Additionally, an exterior label includes a garment’s arc rating and its CAT rating so that the protective specifics of each garment are highly visible. Even from a distance, Safety Managers can see that workers are protected at a glance. And, our HARBOR365 labels denoting “FR” are in a prominent location at the back neck on shirts, jackets, coveralls and sweatshirts and on the back pocket of jeans, pants and bib overalls.


To minimize shrinkage, HARBOR365 recommends laundering garments at a “warm” temperature. It is best to line dry an FR garment or tumble-dry on low to minimize shrinkage. Remove the garment from the dryer while it is still damp. For heavily soiled garments, wash at the hottest temperature allowed on the care label (generally warm setting) to remove dirt. FR garments can be dry-cleaned at any time.
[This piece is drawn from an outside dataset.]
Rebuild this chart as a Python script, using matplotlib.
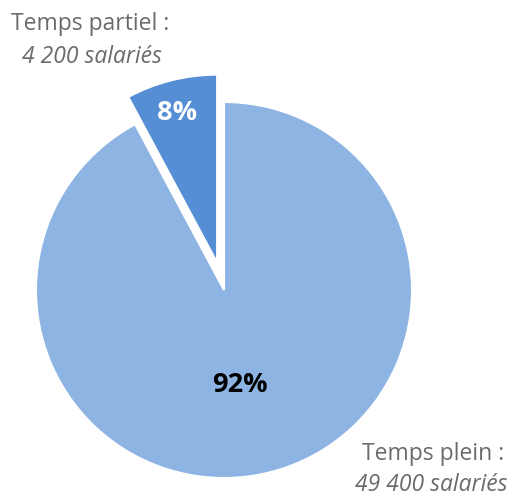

No, you should not use bleach when laundering FR clothing. There is data to suggest that bleach can degrade the FR characteristics of the fabric and reduce the protective properties of the garment. To maximize your safety you should launder FR clothing without using bleach.

The chemical properties of flame-resistant clothing manufactured by Tyndale cannot be washed out over time if the washing instructions are followed, using Liquid Tide or Liquid Tide HE for best cleaning performance.

Two-thirds of a garment’s shrinkage takes place within the first five washes. Once you are happy with the way your garment fits, you can retain its size, like any other garment, by line drying instead of using a dryer. If using a dryer is necessary, tumble dry the garment on low. Drying a garment on high heat may shrink it excessively.

HARBOR365 recommends removing clothing from service if:

  • the garment is torn, ripped, threadbare, or frayed around the edges
  • the garment is stained with a flammable substance that cannot be removed through laundering.
  • the garment has had contact with bleach.